The Problem of Mental Deficiency: Eugenics, Democracy, and Social Policy in Britain, c. 1870-1959


Mathew Thomson. The Problem of Mental Deficiency: Eugenics, Democracy, and Social Policy in Britain, c. 1870-1959. Oxford Historical Monographs. Oxford: Clarendon Press, 1998. ix + 351 pp. $90.00.

This is a densely woven and argumentative book, which shakes the kaleidoscope of knowledge to present new contexts for some familiar events and ideologies. It is an account of the eugenics movement that gives more space to the context within which eugenics existed than to the movement itself.

Thomson sees British society in the first half of the twentieth century as growing increasingly liberal and democratic, and the eugenic point of view as failing to fit into that trend. The eugenists demanded the segregation or sterilization of all kinds of undesirables to prevent their multiplication, but their arguments did not get broad support in the case of inebriates, criminals, paupers, or the unemployed. They had little impact on British social policymaking in general. Why, then, did they succeed with the segregation of mental defectives?

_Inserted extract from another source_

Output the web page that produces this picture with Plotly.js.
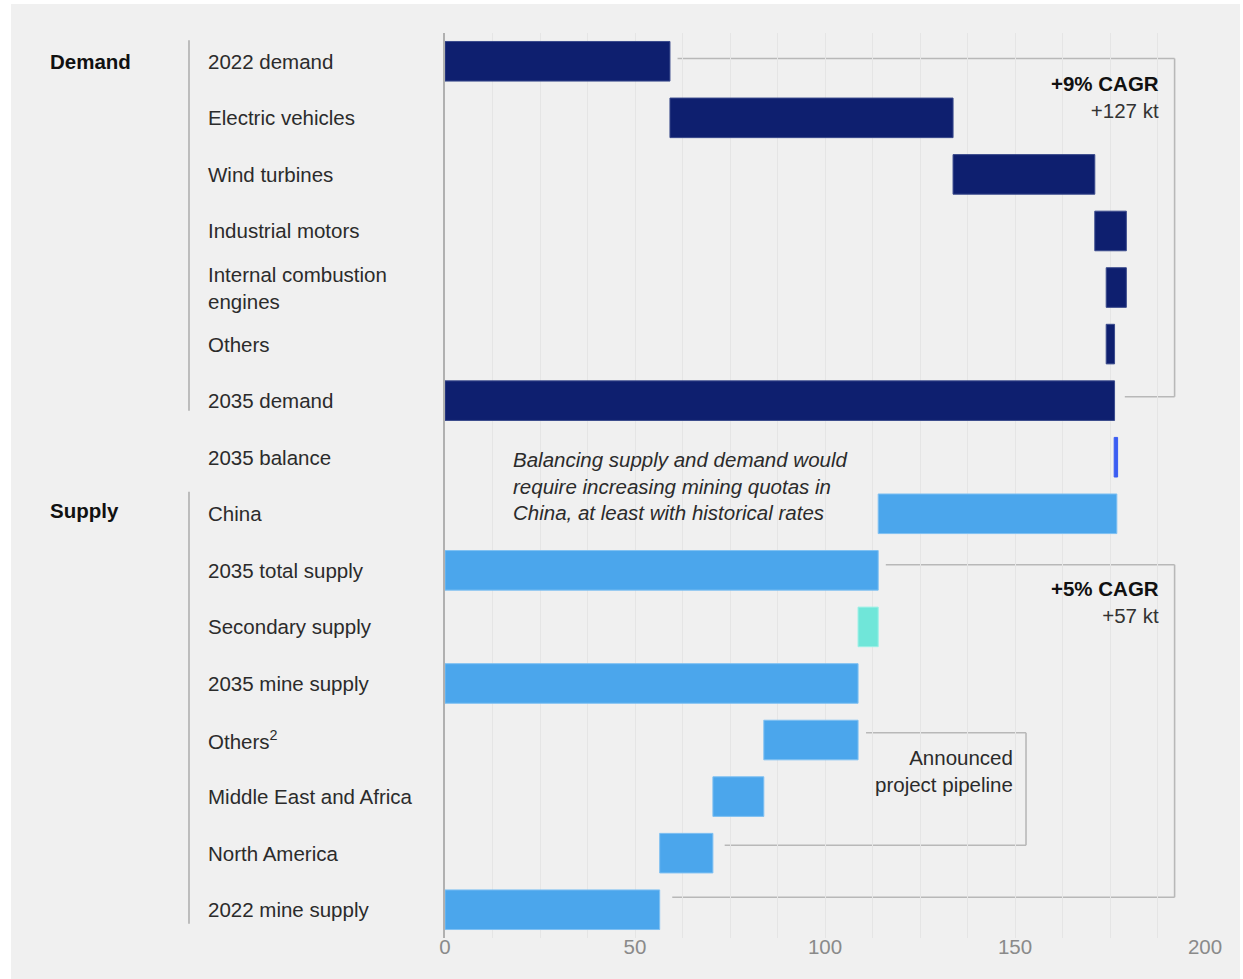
<!DOCTYPE html>
<html>
<head>
<meta charset="utf-8">
<script src="https://cdn.plot.ly/plotly-3.0.1.min.js"></script>
<style>
  html, body { margin: 0; padding: 0; background: #ffffff; }
  #wrap { position: absolute; left: 11px; top: 4px; width: 1229px; height: 975px; background: #f0f0f0; overflow: hidden; }
  #chart { position: absolute; left: -11px; top: -4px; width: 1243px; height: 979px; }
</style>
</head>
<body>
<div id="wrap"><div id="chart"></div></div>
<script>
// ---- data ----
const categories = ['2022 demand', 'Electric vehicles', 'Wind turbines', 'Industrial motors',
  'Internal combustion engines', 'Others', '2035 demand', '2035 balance', 'China',
  '2035 total supply', 'Secondary supply', '2035 mine supply', 'Others²',
  'Middle East and Africa', 'North America', '2022 mine supply'];
const labels = ['2022 demand', 'Electric vehicles', 'Wind turbines', 'Industrial motors',
  'Internal combustion<br>engines', 'Others', '2035 demand', '2035 balance', 'China',
  '2035 total supply', 'Secondary supply', '2035 mine supply', 'Others<sup>2</sup>',
  'Middle East and Africa', 'North America', '2022 mine supply'];
const barStart = [0, 59.2, 133.7, 171.0, 174.0, 174.0, 0, 176.1, 114.0, 0, 108.7, 0, 83.9, 70.5, 56.5, 0];
const barEnd = [59.2, 133.7, 171.0, 179.3, 179.3, 176.2, 176.2, 177.0, 176.8, 114.0, 114.0, 108.7, 108.7, 83.9, 70.5, 56.5];
const barKind = ['demand', 'demand', 'demand', 'demand', 'demand', 'demand', 'demand', 'balance',
  'supply', 'supply', 'secondary', 'supply', 'supply', 'supply', 'supply', 'supply'];
const groups = ['Demand', 'Supply'];
const xTicks = [0, 50, 100, 150, 200];

// ---- styles ----
const colorOf = { demand: '#0e1f6f', balance: '#3a5cf2', supply: '#4ba6ec', secondary: '#70e6d9' };
const lineOf = { demand: '#3a4a8c', balance: '#3a5cf2', supply: '#7fc0f2', secondary: '#9af0e6' };
const W = 1243, H = 979, ML = 445, MR = 38, MT = 33, MB = 41;
const plotW = W - ML - MR;
const px = p => (p - ML) / plotW;
const ux = p => (p - ML) / plotW * 200;
const textFont = 'Liberation Sans, Arial, sans-serif';
const FS = 20.5;

const trace = {
  type: 'bar', orientation: 'h',
  y: categories,
  base: barStart,
  x: barEnd.map((e, i) => e - barStart[i]),
  width: 0.7,
  marker: { color: barKind.map(k => colorOf[k]), line: { color: barKind.map(k => lineOf[k]), width: 1 } },
  hoverinfo: 'skip'
};

const idx = name => categories.indexOf(name);
const annotations = [];
// category labels (left aligned)
labels.forEach((t, i) => {
  annotations.push({ xref: 'paper', yref: 'y', x: px(206), y: i, text: t, showarrow: false,
    xanchor: 'left', yanchor: 'middle', align: 'left',
    font: { family: textFont, size: FS, color: '#2b2b2b' } });
});
// group labels
annotations.push({ xref: 'paper', yref: 'y', x: px(48), y: idx('2022 demand'), text: '<b>' + groups[0] + '</b>',
  showarrow: false, xanchor: 'left', yanchor: 'middle', font: { family: textFont, size: FS, color: '#111' } });
annotations.push({ xref: 'paper', yref: 'y', x: px(48), y: idx('China') - 0.05, text: '<b>' + groups[1] + '</b>',
  showarrow: false, xanchor: 'left', yanchor: 'middle', font: { family: textFont, size: FS, color: '#111' } });
// CAGR notes
annotations.push({ xref: 'x', yref: 'y', x: ux(1161), y: idx('2022 demand') + 0.63,
  text: '<b>+9% CAGR</b><br><span style="color:#333">+127 kt</span>', showarrow: false,
  xanchor: 'right', yanchor: 'middle', align: 'right', font: { family: textFont, size: FS, color: '#111' } });
annotations.push({ xref: 'x', yref: 'y', x: ux(1161), y: idx('2035 total supply') + 0.56,
  text: '<b>+5% CAGR</b><br><span style="color:#333">+57 kt</span>', showarrow: false,
  xanchor: 'right', yanchor: 'middle', align: 'right', font: { family: textFont, size: FS, color: '#111' } });
annotations.push({ xref: 'x', yref: 'y', x: ux(1015), y: idx('Others²') + 0.54,
  text: 'Announced<br>project pipeline', showarrow: false,
  xanchor: 'right', yanchor: 'middle', align: 'right', font: { family: textFont, size: FS, color: '#2b2b2b' } });
annotations.push({ xref: 'x', yref: 'y', x: ux(511), y: idx('2035 balance') + 0.5,
  text: '<i>Balancing supply and demand would<br>require increasing mining quotas in<br>China, at least with historical rates</i>',
  showarrow: false, xanchor: 'left', yanchor: 'middle', align: 'left',
  font: { family: textFont, size: FS, color: '#2b2b2b' } });

// bracket & divider shapes
const bc = { color: '#b8b8b8', width: 1.6 };
const seg = (x0, y0, x1, y1) => ({ type: 'line', xref: 'x', yref: 'y', x0, y0, x1, y1, line: bc, layer: 'below' });
const d0 = idx('2022 demand') - 0.05, d1 = idx('2035 demand') - 0.07;
const s0 = idx('2035 total supply') - 0.1, s1 = idx('2022 mine supply') - 0.22;
const p0 = idx('Others²') - 0.13, p1 = idx('North America') - 0.14;
const shapes = [
  seg(barEnd[idx('2022 demand')] + 2, d0, 192, d0), seg(192, d0, 192, d1), seg(192, d1, barEnd[idx('2035 demand')] + 2.7, d1),
  seg(barEnd[idx('2035 total supply')] + 2, s0, 192, s0), seg(192, s0, 192, s1), seg(192, s1, barEnd[idx('2022 mine supply')] + 3.3, s1),
  seg(barEnd[idx('Others²')] + 2.1, p0, 152.9, p0), seg(152.9, p0, 152.9, p1), seg(152.9, p1, barEnd[idx('North America')] + 3.1, p1),
  { type: 'line', xref: 'paper', yref: 'y', x0: px(189), x1: px(189), y0: idx('2022 demand') - 0.37, y1: idx('2035 demand') + 0.18,
    line: { color: '#b0b0b0', width: 1.6 } },
  { type: 'line', xref: 'paper', yref: 'y', x0: px(189), x1: px(189), y0: idx('China') - 0.39, y1: idx('2022 mine supply') + 0.25,
    line: { color: '#b0b0b0', width: 1.6 } }
];

const layout = {
  width: W, height: H,
  margin: { l: ML, r: MR, t: MT, b: MB },
  paper_bgcolor: 'rgba(0,0,0,0)', plot_bgcolor: 'rgba(0,0,0,0)',
  showlegend: false, hovermode: false,
  xaxis: {
    range: [0, 200], tickvals: xTicks, ticktext: xTicks.map(String),
    showgrid: true, gridcolor: '#e5e5e5', gridwidth: 1,
    minor: { dtick: 12.5, tick0: 0, showgrid: true, gridcolor: '#e5e5e5', gridwidth: 1 },
    zeroline: false, showline: false, ticks: '', ticklabelstandoff: -6,
    tickfont: { family: textFont, size: FS, color: '#8a8a8a' }, fixedrange: true
  },
  yaxis: {
    type: 'category', categoryorder: 'array', categoryarray: categories,
    range: [categories.length - 0.5, -0.5],
    showticklabels: false, showgrid: false, zeroline: false,
    showline: true, linecolor: '#b0b0b0', linewidth: 1.6, ticks: '', fixedrange: true
  },
  bargap: 0.3,
  annotations, shapes
};

Plotly.newPlot('chart', [trace], layout, { displayModeBar: false, staticPlot: true });
</script>
</body>
</html>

Hugh Heclo and some others writing in the 1970s emphasized the Civil Service as the key policymaker, collectively puzzling on society's behalf to identify problems and deal with them within the parameters nominally provided by the political process--a kind of scholarly Yes, Minister. 1 Heclo puts the state at the center of the process; his work has provided a background against which students of political decision-making have tested their ideas and proposed their modifications and alternatives. Thomson--who actually does not mention Heclo--spreads the responsibility more widely. He approaches his problem by looking at the formation of social policy as a "complex, multilevel, and interactive process" (p. 3), digging down through its layers from the legislature to the Civil Service to the professional groups involved, the case workers, the families, and the subjects themselves. His three core chapters are expansions of his paper "Sterilization, Segregation and Community Care," which appeared in History of Psychiatry in 1992. 2 To these he has added investigations of the parliamentary politics of mental deficiency, and the history of the rise and fall of the Board of Control created by the Mental Deficiency Act of 1913 and subsumed in the National Health Service Act of 1948 and the welfare state of which the health service formed a major part. The state emerges from this investigation rather de-reified, as a fluid process of many-sided negotiation between legislators and government [End Page 845] departments, local and central authorities, official and nonofficial, statutory and voluntary bodies, professional associations and pressure groups and individuals.

Thomson's thesis is that though segregation succeeded in 1913, the sterilization campaign mounted by the Eugenics Society in the thirties failed because it came up against fundamental ideas about individual rights and the social responsibilities of citizenship in an increasingly democratic Britain. Because the mentally defective lacked a citizen's responsibility and therefore needed protection rather than freedom, it seemed reasonable and progressive to provide them with permanent care by segregating them, but not to wound them by sterilization. Thus segregation could attract the support of progressives where sterilization was more questionable, though both could be seen as possible ways of dealing with the problem of those who could not carry out the rights and duties of citizens. In the policymaking network, the eugenists as a pressure group could supply only a small part of the input; the rest pulled in a different direction.

Thomson's conclusions coincide with those of Desmond King and Randall Hansen, writing in 1999, 3 who suggest that the Departmental Committee on Sterilisation (Brock Committee) of 1933, which was indeed full of eugenists, produced a report advocating a program that was shown by their evidence to have little public approval. Sterilization as a solution to the problem of mental deficiency was not supported by the experts, by...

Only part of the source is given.